A bureaucratic environment prevents organizations from anticipating new opportunities. A slow decision-making process and lack of relevant information are two common symptoms.

During a talk at the London Business School, Jack Welch emphasized that ‘at GE we hate bureaucracy’ because it makes decision-process burdensome. Robert Townsend, former CEO of Avis, recommended that instead ‘all decisions should be made as low as possible in the organization’.

Bureaucracy impedes employees from spotting opportunities. This is dangerous. Ben Horowitz, a famous Silicon Valley VC, highlights that ‘free- flowing information is critical for the health of the company’. Innovations often come from the front line. If the information is too distilled, the management will miss decisive opportunities.

2. Structural Inertia

As a company grows, it develops all kinds of commitments with its suppliers, its investments, and its own worldviews. Structural inertia is a symptom of success. Everything seems to go well so the company does not reassess the situation.

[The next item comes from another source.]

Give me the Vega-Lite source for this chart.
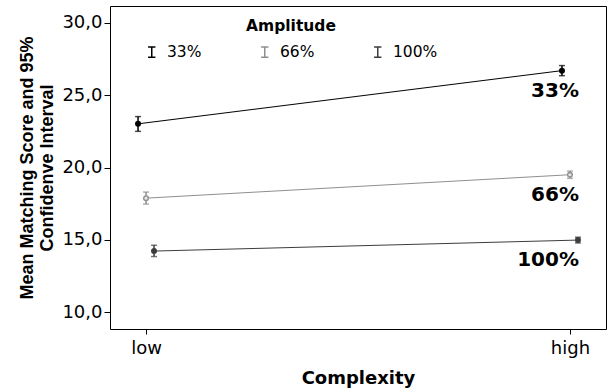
{
  "$schema": "https://vega.github.io/schema/vega-lite/v6.json",
  "width": 496,
  "height": 323,
  "autosize": {"type": "none"},
  "padding": {"left": 110, "top": 6, "right": 4, "bottom": 60},
  "background": "white",
  "data": {
    "values": [
      {"Complexity": "low", "Amplitude": "33%", "mean": 23.02, "lo": 22.5, "hi": 23.52},
      {"Complexity": "high", "Amplitude": "33%", "mean": 26.7, "lo": 26.35, "hi": 27.05},
      {"Complexity": "low", "Amplitude": "66%", "mean": 17.88, "lo": 17.47, "hi": 18.3},
      {"Complexity": "high", "Amplitude": "66%", "mean": 19.5, "lo": 19.25, "hi": 19.75},
      {"Complexity": "low", "Amplitude": "100%", "mean": 14.22, "lo": 13.84, "hi": 14.62},
      {"Complexity": "high", "Amplitude": "100%", "mean": 14.98, "lo": 14.78, "hi": 15.18}
    ]
  },
  "encoding": {
    "x": {
      "field": "Complexity",
      "type": "nominal",
      "sort": ["low", "high"],
      "scale": {"type": "point", "padding": 0.085},
      "axis": {
        "title": "Complexity",
        "labelAngle": 0,
        "labelFontSize": 18,
        "labelColor": "black",
        "labelPadding": 5,
        "tickSize": 5,
        "tickColor": "black",
        "domain": false,
        "titleFontSize": 18,
        "titleFontWeight": "bold",
        "titleColor": "black",
        "titlePadding": 12
      }
    },
    "xOffset": {
      "field": "Amplitude",
      "type": "nominal",
      "sort": ["33%", "66%", "100%"],
      "scale": {"type": "point", "range": [-8, 8], "padding": 0}
    },
    "color": {
      "field": "Amplitude",
      "type": "nominal",
      "sort": ["33%", "66%", "100%"],
      "scale": {"domain": ["33%", "66%", "100%"], "range": ["#000000", "#8f8f8f", "#3d3d3d"]},
      "legend": null
    }
  },
  "layer": [
    {
      "mark": {"type": "line", "strokeWidth": 1},
      "encoding": {
        "y": {
          "field": "mean",
          "type": "quantitative",
          "scale": {"domain": [8.83, 31.17], "nice": false, "zero": false},
          "axis": {
            "values": [10, 15, 20, 25, 30],
            "labelExpr": "replace(format(datum.value, '.1f'), '.', ',')",
            "grid": false,
            "domain": false,
            "tickSize": 6,
            "tickColor": "black",
            "labelPadding": 2,
            "labelFontSize": 18,
            "labelColor": "black",
            "title": ["Mean Matching Score and 95%", "Confidenve Interval"],
            "titleFont": "Liberation Sans",
            "titleFontSize": 18,
            "titleFontWeight": "bold",
            "titleLineHeight": 20,
            "titleColor": "black",
            "titlePadding": 5
          }
        },
        "color": {
          "field": "Amplitude",
          "type": "nominal",
          "sort": ["33%", "66%", "100%"],
          "legend": {
            "title": "Amplitude",
            "orient": "none",
            "legendX": 34,
            "legendY": 13,
            "direction": "horizontal",
            "columns": 3,
            "padding": 0,
            "titleAnchor": "middle",
            "titleFontSize": 15.5,
            "titleFontWeight": "bold",
            "titleColor": "black",
            "titlePadding": 9.5,
            "labelFontSize": 15.5,
            "labelColor": "black",
            "labelOffset": 7.5,
            "columnPadding": 55,
            "symbolType": "M-0.7,-1H0.7M0,-1V1M-0.7,1H0.7",
            "symbolSize": 110,
            "symbolStrokeWidth": 1.5
          }
        }
      }
    },
    {
      "mark": {"type": "rule", "strokeWidth": 1.5},
      "encoding": {
        "y": {"field": "lo", "type": "quantitative"},
        "y2": {"field": "hi"}
      }
    },
    {
      "transform": [{"fold": ["lo", "hi"], "as": ["end", "v"]}],
      "mark": {"type": "tick", "orient": "horizontal", "size": 6, "thickness": 1.5},
      "encoding": {
        "y": {"field": "v", "type": "quantitative"}
      }
    },
    {
      "mark": {"type": "point", "filled": true, "size": 36, "opacity": 1},
      "encoding": {
        "y": {"field": "mean", "type": "quantitative"}
      }
    },
    {
      "transform": [{"filter": "datum.Amplitude === '66%'"}],
      "mark": {"type": "point", "filled": true, "size": 10, "opacity": 1, "color": "#e6e6e6"},
      "encoding": {
        "y": {"field": "mean", "type": "quantitative"},
        "color": {"value": "#e6e6e6"}
      }
    },
    {
      "transform": [{"filter": "datum.Complexity === 'high'"}],
      "mark": {"type": "text", "align": "right", "baseline": "middle", "dx": 9, "dy": 20, "fontSize": 20, "fontWeight": "bold", "color": "black"},
      "encoding": {
        "xOffset": {"value": 0},
        "y": {"field": "mean", "type": "quantitative"},
        "text": {"field": "Amplitude"},
        "color": {"value": "black"}
      }
    }
  ],
  "config": {
    "font": "DejaVu Sans",
    "view": {"stroke": "black", "strokeWidth": 1},
    "axis": {"labelFont": "DejaVu Sans", "titleFont": "DejaVu Sans"},
    "legend": {"labelFont": "DejaVu Sans", "titleFont": "DejaVu Sans"}
  }
}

Polaroid was trapped in its formula for success. As former CEO DiCamillo remembered: “We knew we needed to change the fan belt, but we couldn’t stop the engine.”. Polaroid’s worldview was that everyone needed hardcopies. The whole organization was built on this belief that was no longer true. Unable to change, the company went bankrupt in only a few years.

3. Lack of Focus

Lack of focus hinders the company’s ability to foresee opportunities of growth. Having experienced a tremendous growth from the 1990s to 2000, Nokia ended up with a very large product portfolio. Employees did not know what was Nokia’s core value proposition. They kept improving technology instead of creating a better user experience. In 2007, Nokia was competing for every segment of the mobile market from professionals (BlackBerry) to fashionable (iPhone) to low price (Asian brands).

Looking for more strategic agility, a company should reduce its portfolio. This is a bold decision that is rewarding on the long term. In 2013, Google did a spring cleaning, bringing its portfolio to 70 products. The idea is to “focus its efforts on building great products.” Apple embraced a similar move when Steve Jobs returned in 1996.

Take Away

Three main reasons impede established companies from being innovative: bureaucracy, structural inertia, and lack of focus. But large companies do not have to stick to slow motion. They can also achieve strategic agility.